Fidan: Krizin İlk Anından İtibaren Mısır Makamlarıyla Koordine İçerisindeyiz
Bakan Fidan soruları şu ifadelerle yanıtladı;
“Görünen o ki Türk iş adamları Mısır'da özellikle sanayi alanında daha fazla yatırım yapmak, daha çok fabrika açmak, daha çok istihdam faaliyetinde bulunmak istiyorlar. Ve Mısır tarafının da buna gösterdiği sıcak kabulü ve iyi ortamı her zaman için takdirle yad ediyorlar. Tabii bu ortamın daha da ileri götürülmesi ve Türkiye'de ilgilenen diğer iş adamlarının Türkiye'den Mısır'a gelip yatırım yapması için neler yapılabilir, onlarla ilgili değerlendirmeleri aldık. Sağ olsunlar kendileri de bu konuya yakından ilgi gösteriyorlar. Bugün Cumhurbaşkanı Sayın Sisi'yle görüşürken de bu konuları gündeme getirdim. O da gerçekten Türk yatırımlarına büyük önem veriyor. Bu konuda ilerideki günlerde daha fazla gelişmelerin olduğunu göreceğiz.”
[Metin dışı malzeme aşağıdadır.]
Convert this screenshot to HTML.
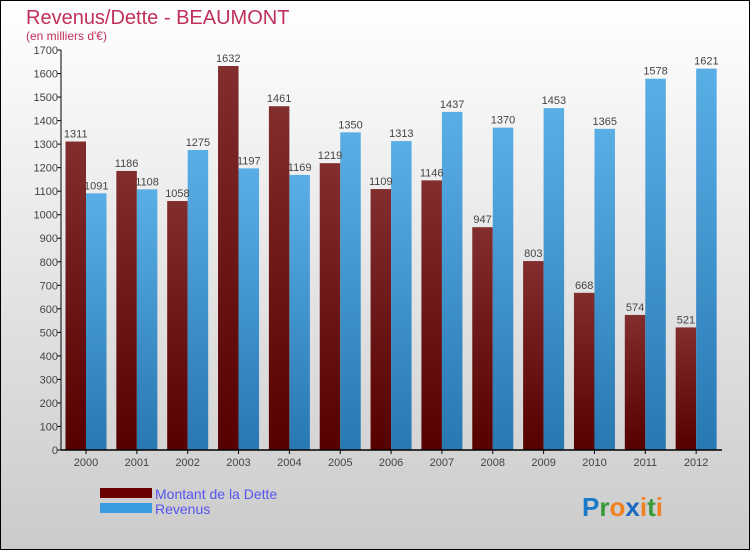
<!DOCTYPE html>
<html><head><meta charset="utf-8"><style>
body{margin:0}
#c{width:750px;height:550px;position:relative;box-sizing:border-box;border:1px solid #000;background:linear-gradient(#ffffff,#cbcbcb);font-family:"Liberation Sans",sans-serif;overflow:hidden}
</style></head><body>
<div id="c">
<svg width="750" height="550" style="position:absolute;left:-1px;top:-1px" id="s">
<defs>
<linearGradient id="gd" x1="0" y1="0" x2="0" y2="1"><stop offset="0" stop-color="#822e2e"/><stop offset="1" stop-color="#560000"/></linearGradient>
<linearGradient id="gr" x1="0" y1="0" x2="0" y2="1"><stop offset="0" stop-color="#5aaee6"/><stop offset="1" stop-color="#2878b2"/></linearGradient>
</defs>
<text x="26" y="24" font-size="20" fill="#c0305a">Revenus/Dette - BEAUMONT</text>
<text x="26" y="40" font-size="12" fill="#c0305a">(en milliers d'€)</text>
<g id="plot"></g>
<rect x="100" y="528" width="0" height="0"/>
<rect x="100" y="488" width="52" height="10" fill="#6a0000"/>
<rect x="100" y="503" width="52" height="10" fill="#3a9ce0"/>
<text x="155" y="499" font-size="14" fill="#5555ee">Montant de la Dette</text>
<text x="155" y="514" font-size="14" fill="#5555ee">Revenus</text>
<text x="582" y="516" font-size="26" font-weight="bold"><tspan fill="#1a7ac8">P</tspan><tspan fill="#3a9a3a">r</tspan><tspan fill="#f08020">o</tspan><tspan fill="#1a6ac0">x</tspan><tspan fill="#f08020">i</tspan><tspan fill="#3a9a3a">t</tspan><tspan fill="#f08020">i</tspan></text>
</svg>
</div>
<script>
const years=["2000","2001","2002","2003","2004","2005","2006","2007","2008","2009","2010","2011","2012"];
const dette=[1311,1186,1058,1632,1461,1219,1109,1146,947,803,668,574,521];
const revenus=[1091,1108,1275,1197,1169,1350,1313,1437,1370,1453,1365,1578,1621];
const yTicks=[0,100,200,300,400,500,600,700,800,900,1000,1100,1200,1300,1400,1500,1600,1700];
const NS="http://www.w3.org/2000/svg";
const g=document.getElementById('plot');
const x0=61,x1=722,yb=450,yt=50,ymax=1700;
const slot=(x1-x0)/years.length;
const y=v=>yb-(v/ymax)*(yb-yt);
function mk(t,a){const e=document.createElementNS(NS,t);for(const k in a)e.setAttribute(k,a[k]);g.appendChild(e);return e;}
yTicks.forEach(v=>{
 const l=mk('line',{x1:x0-4,x2:x0,y1:y(v),y2:y(v),stroke:'#000'});
 
 
 const t=mk('text',{x:x0-3,y:y(v)+4,'text-anchor':'end','font-size':11,fill:'#444'});
 t.textContent=v;
 
 
});
years.forEach((yr,i)=>{
 const sx=x0+i*slot, bw=20.5;
 const a=mk('rect',{x:sx+4.5,y:y(dette[i]),width:bw,height:yb-y(dette[i]),fill:'url(#gd)'});
 
 
 const b=mk('rect',{x:sx+4.5+bw,y:y(revenus[i]),width:bw,height:yb-y(revenus[i]),fill:'url(#gr)'});
 
 
 const t1=mk('text',{x:sx+4.5+bw/2,y:y(dette[i])-4,'text-anchor':'middle','font-size':11,fill:'#444'});
 t1.textContent=dette[i];
 
 
 const t2=mk('text',{x:sx+4.5+bw*1.5,y:y(revenus[i])-4,'text-anchor':'middle','font-size':11,fill:'#444'});
 t2.textContent=revenus[i];
 
 
 const tk=mk('line',{x1:sx+4.5+bw,x2:sx+4.5+bw,y1:yb,y2:yb+4,stroke:'#000'});
 
 
 const xl=mk('text',{x:sx+4.5+bw,y:yb+16,'text-anchor':'middle','font-size':11,fill:'#444'});
 xl.textContent=yr;
 
 
});
const ya=mk('line',{x1:x0,x2:x0,y1:yt,y2:yb,stroke:'#000'});


const xa=mk('line',{x1:x0,x2:x1,y1:yb,y2:yb,stroke:'#000','stroke-width':1.5});


</script>
</body></html>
“Krizin ilk anından itibaren Mısır makamlarıyla koordine içerisinde insani yardımlarımızı nasıl iletebiliriz diye sürekli bir çalışma içinde olduk. Özellikle başta AFAD, Kızılay, TİKA olmak üzere sivil toplum örgütlerimiz de seferber oldular. Biliyorsunuz, gerek kamu kurumlarımız gerek sivil toplum örgütlerimiz yani küresel krizlerde sürekli rol oynama konusunda bir tecrübe içerisindeler. Bugün de bu tecrübeyi yansıtma konusunda herhangi bir tereddüt olmadı. Dediğim gibi yani krizin ilk anından itibaren bölgeye yönelik yardımlarımızı nasıl yaparız diye arayış içerisinde olduk. Cumhurbaşkanımızın talimatıyla ilk uçağı dün gönderdik. Daha sonra ikinci, daha sonra üçüncü uçak geldi. Uçaklar gelmeye devam edecek. Burada, huzurunuzda Mısır makamlarına dostum nezdinde teşekkür etmek istiyorum.”
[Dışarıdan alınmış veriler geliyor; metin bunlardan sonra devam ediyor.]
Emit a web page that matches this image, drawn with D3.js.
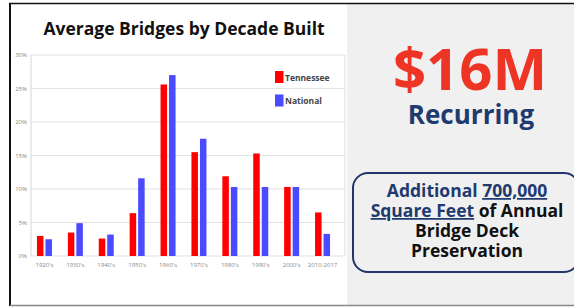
<!DOCTYPE html>
<html lang="en">
<head>
    <script src='https://d3js.org/d3.v7.min.js'></script>
</head>
<body style="margin:0;background:#fff;">
<style>
svg text { font-family: "Open Sans", sans-serif; }
.tick text { fill: #888; font-size: 6px; }
</style>
<script>
// chart data
var decades = ["1920's", "1930's", "1940's", "1950's", "1960's", "1970's", "1980's", "1990's", "2000's", "2010-2017"];
var tennessee = [3.0, 3.5, 2.6, 6.4, 25.6, 15.5, 11.9, 15.3, 10.3, 6.5];
var national = [2.5, 4.9, 3.2, 11.6, 27.0, 17.5, 10.3, 10.3, 10.3, 3.3];
var seriesNames = ["Tennessee", "National"];
var yTicks = [0, 5, 10, 15, 20, 25, 30];

var width = 574;
var height = 307;

var svg = d3.select("body")
.append("svg")
.attr("width", width)
.attr("height", height);

// panels
svg.append("rect").attr("x", 0).attr("y", 0).attr("width", width).attr("height", height).attr("fill", "#fff");
svg.append("rect").attr("x", 347).attr("y", 4).attr("width", width - 347).attr("height", 301).attr("fill", "#f0f0f0");

// plot area
var plot = {left: 31, right: 345, top: 55, bottom: 256};

var x = d3.scaleBand()
.domain(decades)
.range([29, 338])
.paddingInner(0);

var y = d3.scaleLinear()
.domain([0, 30])
.range([plot.bottom, plot.top]);

// gridlines
svg.append("g")
.selectAll("line")
.data(yTicks)
.enter()
.append("line")
.attr("x1", plot.left)
.attr("x2", plot.right)
.attr("y1", function(d) { return y(d); })
.attr("y2", function(d) { return y(d); })
.attr("stroke", "#e2e2e2")
.attr("stroke-width", 1.2);

svg.append("line")
.attr("x1", plot.left).attr("x2", plot.left)
.attr("y1", plot.top).attr("y2", plot.bottom)
.attr("stroke", "#dcdcdc").attr("stroke-width", 1.2);
svg.append("line")
.attr("x1", plot.right).attr("x2", plot.right)
.attr("y1", plot.top).attr("y2", plot.bottom)
.attr("stroke", "#e2e2e2").attr("stroke-width", 1.2);

// y axis
var yAxis = d3.axisLeft(y)
.tickValues(yTicks)
.tickSize(0)
.tickPadding(4)
.tickFormat(function(d) { return d + "%"; });

svg.append("g")
.attr("transform", "translate(" + plot.left + ",0)")
.call(yAxis)
.call(function(g) { g.select(".domain").remove(); });

// x axis
var xAxis = d3.axisBottom(x)
.tickSize(0)
.tickPadding(7);

svg.append("g")
.attr("transform", "translate(0," + plot.bottom + ")")
.call(xAxis)
.call(function(g) { g.select(".domain").remove(); });

// bars
var barW = 6.5;
var colors = ["#ff0000", "#4a4aff"];
var allSeries = [tennessee, national];

allSeries.forEach(function(vals, s) {
  svg.append("g")
  .selectAll("rect")
  .data(vals)
  .enter()
  .append("rect")
  .attr("x", function(d, i) { return x(decades[i]) + x.bandwidth() / 2 - barW - 1 + s * (barW + 2); })
  .attr("y", function(d) { return y(d); })
  .attr("width", barW)
  .attr("height", function(d) { return plot.bottom - y(d); })
  .attr("fill", colors[s]);
});

// legend
var legend = svg.append("g")
.selectAll("g")
.data(seriesNames)
.enter()
.append("g")
.attr("transform", function(d, i) { return "translate(275," + (71 + i * 23.5) + ")"; });

legend.append("rect")
.attr("width", 8.5)
.attr("height", 12)
.attr("fill", function(d, i) { return colors[i]; });

legend.append("text")
.attr("x", 10)
.attr("y", 9.5)
.attr("fill", "#444")
.style("font-size", "8.5px")
.style("font-weight", "bold")
.text(function(d) { return d; });

// title
svg.append("text")
.attr("x", 184)
.attr("y", 35)
.attr("text-anchor", "middle")
.style("font-size", "17.5px")
.style("font-weight", "bold")
.attr("fill", "#111")
.text("Average Bridges by Decade Built");

// right panel texts
svg.append("text")
.attr("x", 470)
.attr("y", 90)
.attr("text-anchor", "middle")
.style("font-size", "58px")
.style("font-weight", "bold")
.attr("fill", "#ee3424")
.text("$16M");

svg.append("text")
.attr("x", 471)
.attr("y", 124)
.attr("text-anchor", "middle")
.style("font-size", "26px")
.style("font-weight", "bold")
.attr("fill", "#1f3a6e")
.text("Recurring");

// rounded box
svg.append("rect")
.attr("x", 353)
.attr("y", 173)
.attr("width", 226)
.attr("height", 99)
.attr("rx", 15)
.attr("fill", "none")
.attr("stroke", "#22386b")
.attr("stroke-width", 2);

var navy = "#1f3a6e";
var lines = [
  [["Additional ", navy, false], ["700,000", navy, true]],
  [["Square Feet", navy, true], [" of Annual", "#111", false]],
  [["Bridge Deck", "#111", false]],
  [["Preservation", "#111", false]]
];

lines.forEach(function(parts, i) {
  var t = svg.append("text")
  .attr("x", 467)
  .attr("y", 197 + i * 20)
  .attr("text-anchor", "middle")
  .style("font-size", "17.5px")
  .style("font-weight", "bold");
  parts.forEach(function(p) {
    t.append("tspan")
    .attr("fill", p[1])
    .style("text-decoration", p[2] ? "underline" : "none")
    .text(p[0]);
  });
});

// outer frame
svg.append("line").attr("x1", 9).attr("x2", width).attr("y1", 3.5).attr("y2", 3.5).attr("stroke", "#111").attr("stroke-width", 1.5);
svg.append("line").attr("x1", 10).attr("x2", 10).attr("y1", 3).attr("y2", 306).attr("stroke", "#111").attr("stroke-width", 2);
svg.append("line").attr("x1", 10).attr("x2", width).attr("y1", 305.5).attr("y2", 305.5).attr("stroke", "#888").attr("stroke-width", 1.5);
</script>
</body>
</html>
“Sınır kapısının hangi şartta ve ne zaman ve nasıl açılacağına ilişkin çok ciddi müzakerelerin olması gerekiyor. Sınırın öbür tarafında savaş şartları var, biliyorsunuz Refah Sınır Kapısı çatışmanın hemen akabinde İsrail tarafından bombalanmıştı ve bir müddet kapalı kaldı. Ama biz biliyoruz ki hem birinci hem ikinci Gazze kuşatmalarında da Mısır gerçekten tarihi rol oynadı. İnsani yardımların içeriye ulaştırılmasında bizim de getirdiğimiz yardımları inşallah uygun bir şekilde içeriye ulaştırmayı başaracağız.”
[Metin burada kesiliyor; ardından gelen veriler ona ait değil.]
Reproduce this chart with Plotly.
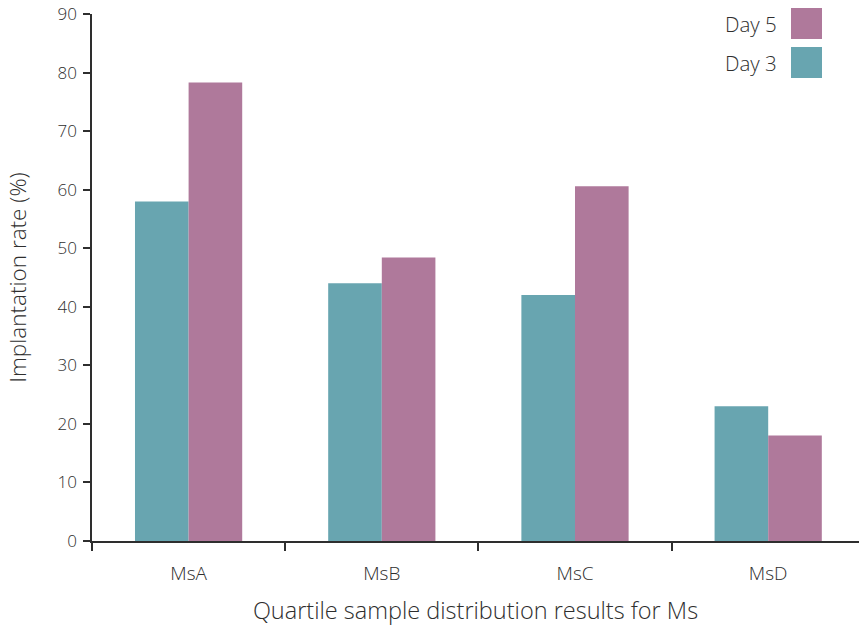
import plotly.graph_objects as go

categories = ["MsA", "MsB", "MsC", "MsD"]
day3 = [58.0, 44.0, 42.0, 23.0]
day5 = [78.3, 48.4, 60.6, 18.0]
y_ticks = [0, 10, 20, 30, 40, 50, 60, 70, 80, 90]

TEAL = "#68A5B0"
MAUVE = "#AF799B"
TXT = "#2e2e2e"
FONT = "Open Sans"
W = 300

fig = go.Figure()
fig.add_trace(go.Bar(x=categories, y=day3, name="Day 3", marker=dict(color=TEAL, line=dict(width=0)), showlegend=False))
fig.add_trace(go.Bar(x=categories, y=day5, name="Day 5", marker=dict(color=MAUVE, line=dict(width=0)), showlegend=False))

L, R, T, B = 92, 859, 14, 541
legend_items = [("Day 5", MAUVE, 8), ("Day 3", TEAL, 47)]
for label, col, top in legend_items:
    fig.add_shape(type="rect", xref="paper", yref="paper",
                  x0=(791 - L) / (R - L), x1=(822 - L) / (R - L),
                  y0=1 - (top + 31 - T) / (B - T), y1=1 - (top - T) / (B - T),
                  fillcolor=col, line=dict(width=0), layer="above")
    fig.add_annotation(xref="paper", yref="paper",
                       x=(779 - L) / (R - L), y=1 - (top + 15.5 - T) / (B - T),
                       text=label, showarrow=False, xanchor="right", yanchor="middle",
                       font=dict(family=FONT, size=20.5, color=TXT, weight=W))

fig.update_layout(
    width=859, height=628,
    margin=dict(l=L, r=0, t=T, b=628 - B),
    plot_bgcolor="white", paper_bgcolor="white",
    barmode="group", bargap=0.445, bargroupgap=0,
    font=dict(family=FONT, color=TXT, size=16, weight=W),
    xaxis=dict(
        range=[-0.5, 3.47], showline=True, linecolor=TXT, linewidth=1.5,
        ticks="outside", tickson="boundaries", ticklen=8, tickcolor=TXT, tickwidth=1.5,
        ticklabelstandoff=14,
        tickfont=dict(family=FONT, size=19, color=TXT, weight=W), showgrid=False, zeroline=False,
        title=dict(text="Quartile sample distribution results for Ms",
                   font=dict(family=FONT, size=23.5, color=TXT, weight=W), standoff=18),
    ),
    yaxis=dict(
        range=[0, 90], tickvals=y_ticks, showline=True, linecolor=TXT, linewidth=1.5,
        ticks="outside", ticklen=7, tickcolor=TXT, tickwidth=1.5, ticklabelstandoff=3,
        tickfont=dict(family=FONT, size=17, color=TXT, weight=W), showgrid=False, zeroline=False,
        title=dict(text="Implantation rate (%)", font=dict(family=FONT, size=22.5, color=TXT, weight=W), standoff=25),
    ),
)

fig.write_html("out.html", config={"displayModeBar": False},
               post_script="document.body.style.margin='0';document.body.style.overflow='hidden';")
“Tahliyeler konusunda şimdilik şunu söyleyebilirim. Yine Mısır makamlarıyla ve İsrail makamlarıyla bu konuda yakın iş birliği içerisindeyiz. İçeride yaklaşık 300 çift uyruklu Türk vatandaşımız bulunmakta. Bunlardan 30’unun tahliyesini başardık ama sınır kapısı kapalı olduğu için çalışmalarımız halihazırda devam etmekte.”
“Türkiye ve Mısır Doğu Akdeniz'in iki yakasında bulunan çok önemli iki stratejik ülke. Bunların bir araya gelmesiyle bölgede devam eden mevcut sorunlara yönelik çok verimli çalışmalar yapılacağından emin olabilirsiniz. Şu anda da özellikle Gazze meselesinde, Filistin meselesinde de değerli mevkidaşımla ve diğer kurumlarla aynı çalışmaları yapmaktayız. Biz Filistin meselesinde aynı yerde durmaktayız. Kendileri de az önce söylediler. Filistin meselesi, Filistin Devleti kurulmasıyla çözülecek olan bir mesele. İsrail'in barışı sadece Arap ülkeleriyle değil esas itibariyle Filistinlilerle olmalı. Biz Mısır'la bu konuda aynı düşünüyoruz. Filistinlilerle bir barış yapılmadan bölgeye kalıcı bir barış gelmesi mümkün değildir. Bugünden itibaren Mısır'la ve diğer ortaklarımızla hep beraber gerek şu an gerek silahlar sustuktan sonra ne yapılabilir ve ne yapılmalı? Bu konular üzerinde görüş alışverişinde bulunmaya başladık.”